Occupying the space between public and private life, the Judas Priest scandal ruptured the fabric of daily life. Scandals are events that undermine the stability of the social order, tearing through the lives of individuals and leaving them grasping for a handle with which to make sense of the events happening around them. Weather originating in the public sphere or in private spaces, as with the actions of Belknap and Vance, scandal disturbs the division between public and private spheres of social interaction. Conspiracy theories often flourish in the wake of these disturbances. In the case of the Judas Priest scandal, conspiracy theories blaming evil forces beyond the borders of Reno provided a source of stability for those grappling with the horror of this event. Similar to the way the Fredrick Jameson talks about conspiracy narratives as a type of mapping mechanism, these conspiracy theories developed as a way to smooth out the resulting uncertainty from this scandal.

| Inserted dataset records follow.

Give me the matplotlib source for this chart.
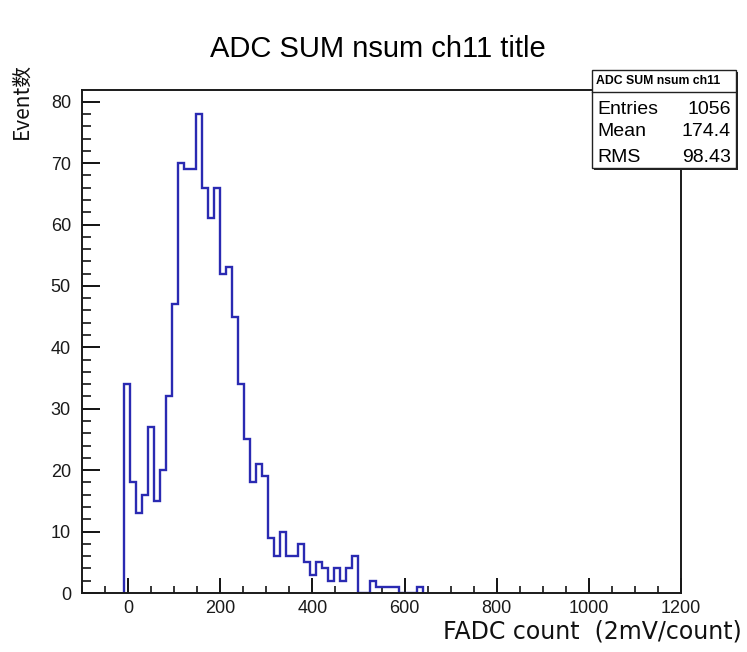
import numpy as np
import matplotlib.pyplot as plt
from matplotlib.patches import Rectangle

# histogram binning (ROOT style: 100 bins from -100 to 1200)
x_lo, x_hi, n_bins = -100, 1200, 100
first_bin = 7          # first filled bin starts at -9
counts = [34, 18, 13, 16, 27, 15, 20, 32, 47, 70,
          69, 69, 78, 66, 61, 66, 52, 53, 45, 34,
          25, 18, 21, 19, 9, 6, 10, 6, 6, 8,
          5, 3, 5, 4, 2, 4, 2, 4, 6, 0,
          0, 2, 1, 1, 1, 1, 0, 0, 0, 1]

x_ticks = [0, 200, 400, 600, 800, 1000, 1200]
y_ticks = [0, 10, 20, 30, 40, 50, 60, 70, 80]

title = 'ADC SUM nsum ch11 title'
stats_name = 'ADC SUM nsum ch11'
stats_rows = [('Entries', '1056'), ('Mean', '174.4'), ('RMS', '98.43')]

W, H = 747, 652
def fx(px): return px / W
def fy(py): return 1 - py / H

plt.rcParams['font.family'] = ['Liberation Sans', 'DejaVu Sans']
fig = plt.figure(figsize=(W / 100, H / 100), dpi=100)
ax = fig.add_axes([fx(82), fy(593), fx(681) - fx(82), fy(90) - fy(593)])

bw = (x_hi - x_lo) / n_bins
edges = x_lo + bw * np.arange(first_bin, first_bin + len(counts) + 1)
ax.stairs(counts, edges, baseline=0, color='#2a2ab2', linewidth=1.7, zorder=2)

ax.set_xlim(x_lo, x_hi)
ax.set_ylim(0, 78 * 1.05)
ax.set_xticks(x_ticks)
ax.set_yticks(y_ticks)
ax.set_xticks(np.arange(-100, 1201, 50), minor=True)
ax.set_yticks(np.arange(0, 82, 2), minor=True)
ax.tick_params(axis='x', which='major', direction='in', length=10.5, width=1.3, labelsize=13, pad=5)
ax.tick_params(axis='x', which='minor', direction='in', length=5.3, width=1.1)
ax.tick_params(axis='y', which='major', direction='in', length=13, width=1.3, labelsize=13, pad=8)
ax.tick_params(axis='y', which='minor', direction='in', length=6.5, width=1.1)
ax.tick_params(labelcolor='#1a1a1a')
for s in ax.spines.values():
    s.set_linewidth(1.4)
    s.set_color('#1a1a1a')
    s.set_zorder(3)

fig.text(fx(378), fy(49), title, ha='center', va='center', fontsize=21)
fig.text(fx(742), fy(631), 'FADC count  (2mV/count)', ha='right', va='center',
         fontsize=17, family=['DejaVu Sans'], color='#111111')
fig.text(fx(22), fy(101), 'Event数', rotation=90, ha='center', va='center',
         fontsize=15, family=['Noto Sans CJK SC', 'DejaVu Sans'], color='#111111')

# stats box
bx0, by0, bx1, by1 = 592, 70, 736, 168
fig.add_artist(Rectangle((fx(bx0 + 2), fy(by1 + 2)), fx(bx1) - fx(bx0), fy(by0) - fy(by1),
                         transform=fig.transFigure, facecolor='#222222', edgecolor='none', zorder=4))
fig.add_artist(Rectangle((fx(bx0), fy(by1)), fx(bx1) - fx(bx0), fy(by0) - fy(by1),
                         transform=fig.transFigure, facecolor='white', edgecolor='#222222',
                         linewidth=1.0, zorder=5))
fig.add_artist(plt.Line2D([fx(bx0), fx(bx1)], [fy(92), fy(92)], transform=fig.transFigure,
                          color='#222222', linewidth=1.0, zorder=6))
fig.text(fx(596), fy(81), stats_name, ha='left', va='center', fontsize=8.8,
         fontweight='bold', zorder=7)
for i, (k, v) in enumerate(stats_rows):
    yy = [109, 131, 157][i]
    fig.text(fx(597), fy(yy), k, ha='left', va='center', fontsize=14, zorder=7)
    fig.text(fx(731), fy(yy), v, ha='right', va='center', fontsize=14, zorder=7)

fig.savefig('out.png', dpi=100)
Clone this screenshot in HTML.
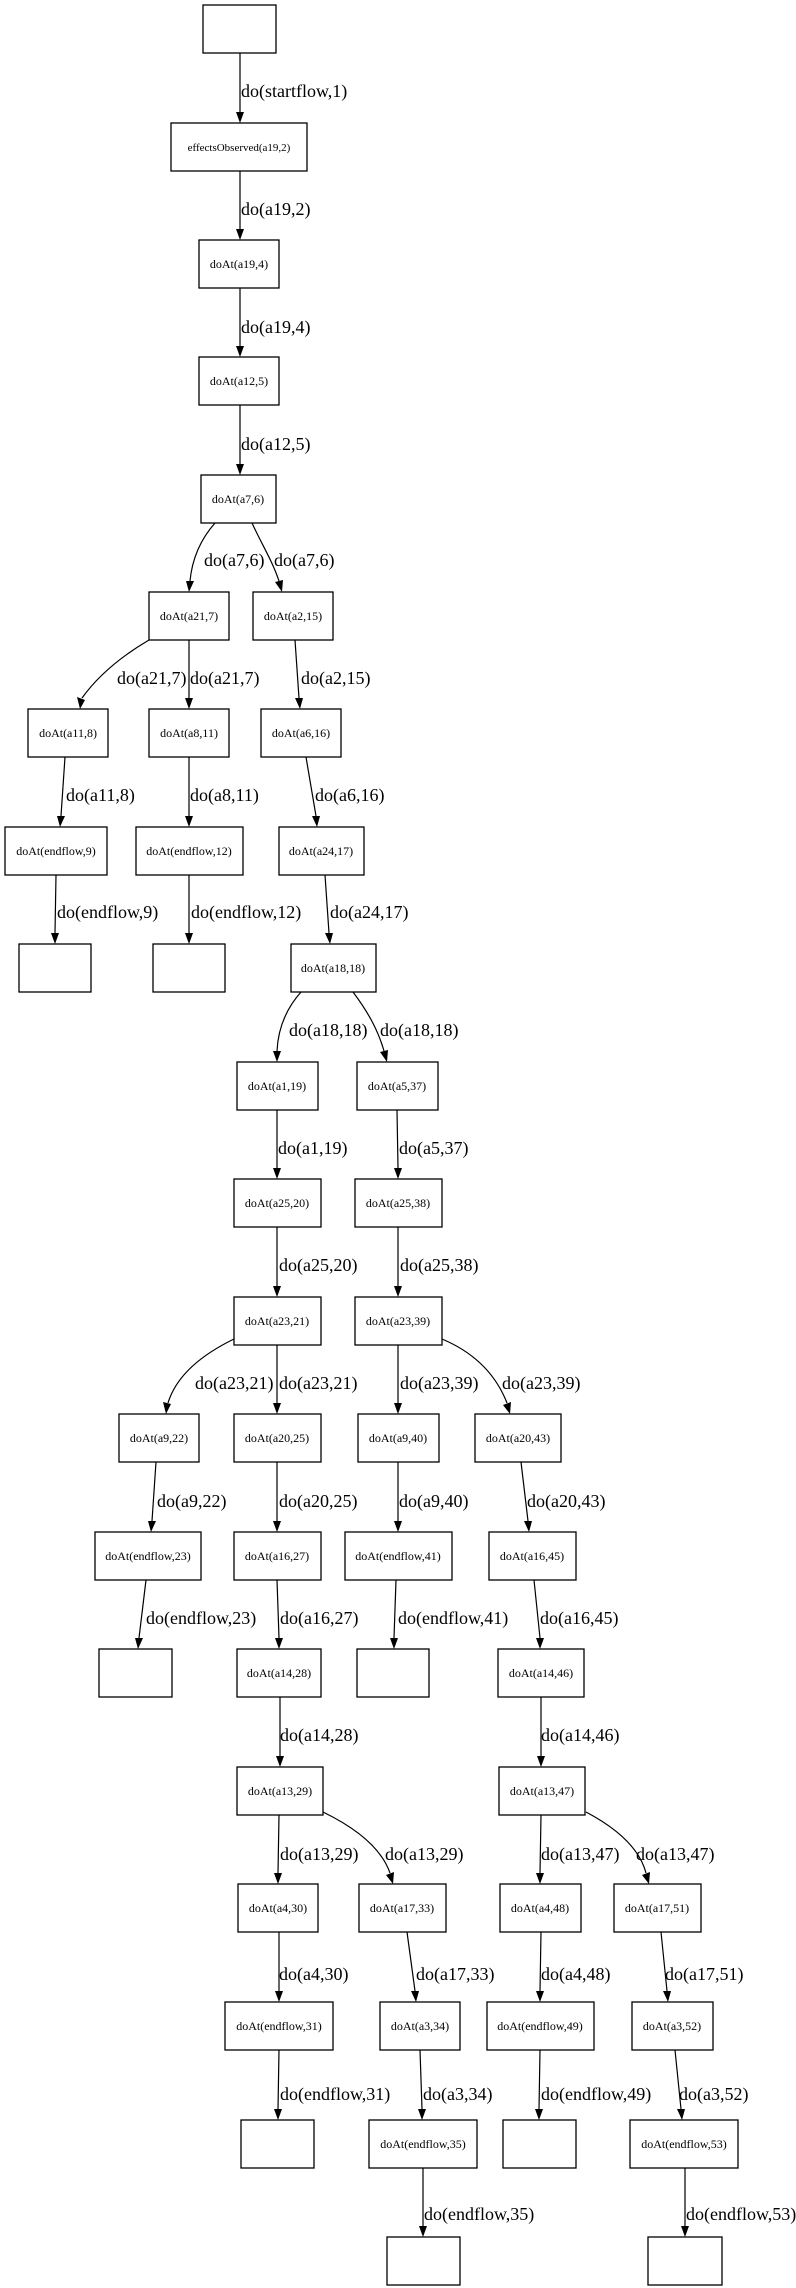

Scandal and conspiracy theory can be thought of as kissing cousins. What is left for us is to determine is where these two categories overlap and diverge. What seems to be at the core of these two phenomena is the panic of agency created by the shifting boundaries of public and private life. If John Thompson is correct when he insists that the development of new communication technology has altered understandings about the functioning of the private/public divide, then how could the dynamic changes in media lead to anything besides a rapid proliferation of conspiracy theories -- and how can we theorize the relationship to scandal?